Giardino

Narratives from the Garden

To understand a garden is to understand hope.

Every petal, every vine,

A piece of earth, a twist of time.

A riot of life, fierce and free,

Stretching far beyond what eyes can see.



Quiet messages from the Spring garden stir me with passions pushed aside from the slumber of Winter. 

A single orchid is brought into the studio to cheer me as another cold, windy day fills the calendar.

This white, pristine, sensual muse reminded me that the planet's cycle will once again demand my attention.

Sunshine-filled memories poignantly fill My Dreams so I can navigate grey days. 

Confidence builds as colors begin to sing out from the tips of branches. 

Hope is revived as I know Wisteria will drape, and soon, the garden will release Unbound for another season of grandeur.

-MONICA LEE RICH

"… we love the flowers, the grass, and the waters, and the sky. In the motion of the very leaves of spring, in the blue air, there is then found a secret correspondence with our heart." 
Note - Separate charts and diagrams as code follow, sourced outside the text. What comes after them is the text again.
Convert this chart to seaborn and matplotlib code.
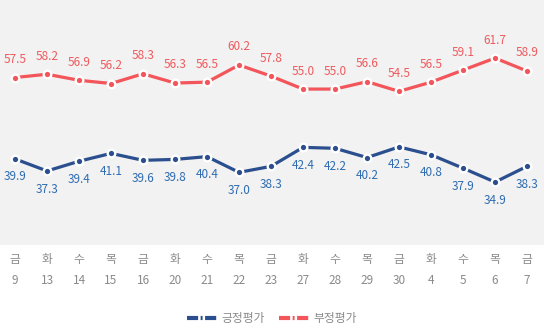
import numpy as np
import pandas as pd
import matplotlib.pyplot as plt
import seaborn as sns
from matplotlib.lines import Line2D

# weekly approval survey values
days = ["금", "화", "수", "목", "금", "화", "수", "목", "금", "화", "수", "목", "금", "화", "수", "목", "금"]
dates = ["9", "13", "14", "15", "16", "20", "21", "22", "23", "27", "28", "29", "30", "4", "5", "6", "7"]
positive = [39.9, 37.3, 39.4, 41.1, 39.6, 39.8, 40.4, 37.0, 38.3, 42.4, 42.2, 40.2, 42.5, 40.8, 37.9, 34.9, 38.3]
negative = [57.5, 58.2, 56.9, 56.2, 58.3, 56.3, 56.5, 60.2, 57.8, 55.0, 55.0, 56.6, 54.5, 56.5, 59.1, 61.7, 58.9]

blue = "#2b4f8e"
blue_txt = "#2f6cb0"
red = "#f2555a"
red_txt = "#ee5a5e"

sns.set_style("white")
plt.rcParams["font.family"] = ["Noto Sans CJK KR", "DejaVu Sans"]

x = np.arange(len(dates))
df = pd.DataFrame({"x": x, "긍정평가": positive, "부정평가": negative})

fig = plt.figure(figsize=(5.44, 3.30), dpi=100)
ax = fig.add_axes([0, 1 - 245 / 330, 1, 245 / 330])
ax.set_facecolor("#f2f2f2")

for col, c, tc, off in [("부정평가", red, red_txt, 13), ("긍정평가", blue, blue_txt, -13)]:
    sns.lineplot(data=df, x="x", y=col, ax=ax, color=c, linewidth=2.3,
                 marker="o", markersize=5.5, markerfacecolor=c,
                 markeredgecolor="white", markeredgewidth=1.7)
    for xi, v in zip(x, df[col]):
        ax.annotate(f"{v:.1f}", (xi, v), xytext=(0, off), textcoords="offset points",
                    ha="center", va="center", fontsize=8.5, color=tc)

ax.set_xlim(-0.47, 16.53)
ax.set_ylim(21.3, 74.25)
ax.set_xticks(x)
ax.set_xticklabels([f"{d}\n{n}" for d, n in zip(days, dates)], fontsize=8.5,
                   color="#8a8a8a", linespacing=1.75)
ax.tick_params(axis="x", length=0, pad=6)
ax.set_yticks([])
ax.set_xlabel("")
ax.set_ylabel("")
for s in ax.spines.values():
    s.set_visible(False)

# legend with dash-dot-dash handles
dash = (0, (2.67, 0.6, 0.47, 0.6, 2.67, 10))
handles = [Line2D([], [], color=blue, lw=3, linestyle=dash, solid_capstyle="butt"),
           Line2D([], [], color=red, lw=3, linestyle=dash)]
fig.legend(handles, ["긍정평가", "부정평가"], loc="center", bbox_to_anchor=(0.5, 0.035),
           ncol=2, frameon=False, fontsize=8.5, labelcolor="#8a8a8a",
           handlelength=2.5, columnspacing=1.2, handletextpad=0.4)

fig.savefig("out.png", dpi=100)
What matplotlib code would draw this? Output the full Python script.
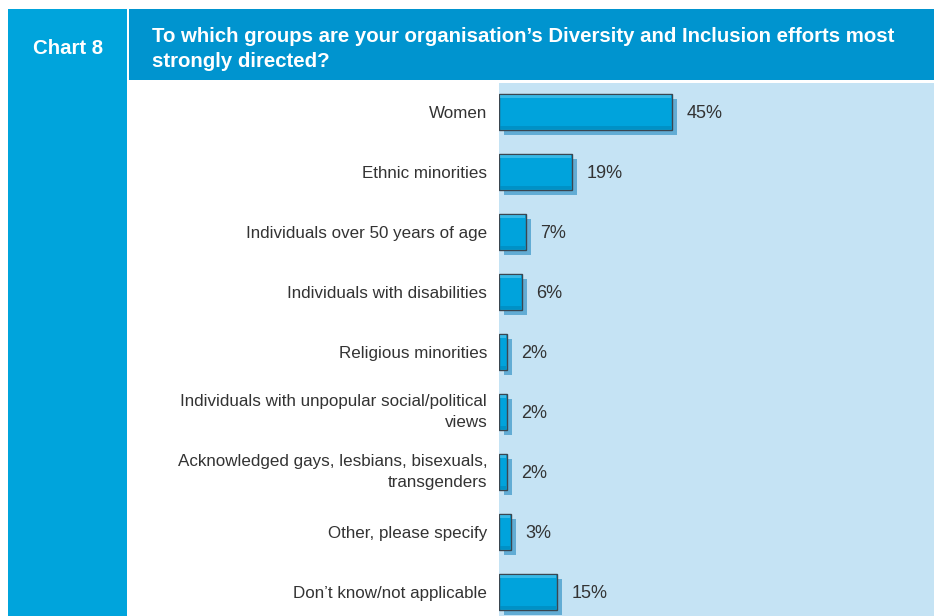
import matplotlib.pyplot as plt
from matplotlib.patches import Rectangle
import matplotlib.transforms as mtransforms

W, H = 934, 616

categories = [
    "Women",
    "Ethnic minorities",
    "Individuals over 50 years of age",
    "Individuals with disabilities",
    "Religious minorities",
    "Individuals with unpopular social/political\nviews",
    "Acknowledged gays, lesbians, bisexuals,\ntransgenders",
    "Other, please specify",
    "Don\u2019t know/not applicable",
]
values = [45, 19, 7, 6, 2, 2, 2, 3, 15]

title = "To which groups are your organisation\u2019s Diversity and Inclusion efforts most\nstrongly directed?"
chart_label = "Chart 8"

band_blue = "#00a4dc"
header_blue = "#0094cf"
panel_blue = "#c5e3f4"
bar_blue = "#00a3dc"
shadow_blue = "#62acd4"
text_grey = "#333333"

plt.rcParams["font.family"] = ["Liberation Sans", "DejaVu Sans"]

fig = plt.figure(figsize=(W / 100, H / 100), dpi=100)
fig.patch.set_facecolor("white")


def px_rect(x0, y0, x1, y1):
    # pixel box (top-left origin) -> figure fraction rect
    return [x0 / W, 1 - y1 / H, (x1 - x0) / W, (y1 - y0) / H]


# background blocks
bg = fig.add_axes([0, 0, 1, 1])
bg.set_xlim(0, W)
bg.set_ylim(H, 0)
bg.axis("off")
bg.add_patch(Rectangle((8, 9), 119, H - 9, color=band_blue, lw=0))
bg.add_patch(Rectangle((129, 9), W - 129, 71, color=header_blue, lw=0))
bg.add_patch(Rectangle((499, 83), W - 499, H - 83, color=panel_blue, lw=0))
bg.text(68, 48, chart_label, color="white", fontsize=14.7, fontweight="bold",
        ha="center", va="center")
bg.text(152, 49, title, color="white", fontsize=14.7, fontweight="bold",
        ha="left", va="center", linespacing=1.42)

# bar area: x scale 3.84 px per percent, rows 60 px apart starting at y=112
ax = fig.add_axes(px_rect(499, 83, W, H))
ax.set_xlim(0, (W - 499) / 3.84)
ax.set_ylim((H - 112) / 60, (83 - 112) / 60)
ax.axis("off")
ax.patch.set_alpha(0)

ypos = list(range(len(values)))
bh = 36 / 60

shadow = mtransforms.offset_copy(ax.transData, fig=fig, x=5, y=-5, units="dots")
ax.barh(ypos, values, height=bh, color=shadow_blue, lw=0, transform=shadow, zorder=1)
ax.barh(ypos, values, height=bh, color=bar_blue, edgecolor="#3a4650", lw=1.0, zorder=2)

# subtle bevel: light strip along the top, darker strip along the bottom
for y, v in zip(ypos, values):
    ax.add_patch(Rectangle((0.2, y - bh / 2 + 0.02), v - 0.4, bh * 0.08,
                           color="#5cc8f0", alpha=0.6, lw=0, zorder=3))
    ax.add_patch(Rectangle((0.2, y + bh / 2 - 0.02 - bh * 0.08), v - 0.4, bh * 0.08,
                           color="#0085b8", alpha=0.6, lw=0, zorder=3))
    ax.annotate(f"{v}%", (v, y), xytext=(10.5, 0), textcoords="offset points",
                ha="left", va="center_baseline", fontsize=13, color=text_grey)

# category labels to the left of the panel
for y, c in zip(ypos, categories):
    va = "center" if "\n" in c else "center_baseline"
    ax.annotate(c, (0, y), xytext=(-8.5, 0), textcoords="offset points",
                ha="right", va=va, fontsize=12.25, color=text_grey,
                multialignment="right", linespacing=1.5, annotation_clip=False)

fig.savefig("out.png", dpi=100)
-       Percy Bysshe Shelley, On Love

Along with arranging the furniture, unpacking boxes, building tables and setting up the studios, there was the garden. Mud and construction eventually yielded to crisp, Spring days wandering the nurseries.  In twos and threes, in bunches and by the truckful, we slowly brought home a cast of characters. Magnolia Ann for Mother's Day, Japanese Maple for Father's Day, grasses, and Anemones for Monica's birthday.  We dug holes for trees because, as Mary Oliver once said, "All good ideas begin with the trees."  A weeping willow for Monet sits behind the studio and a soft, white pine joins its native cousins surrounding the yard.  Inside, we stretch canvas and stir color, we make dinners and hang pictures, and we look at garden catalogs on cold winter nights.  In the paintings, moments from the outside are brought in, images and colors are cultivated on the garden plots of canvas and paper. Spring comes early in the studio, imagining the blooms to come, while outside, the bulbs planted as an act of faith in the Fall, are just sending up their new, green shoots.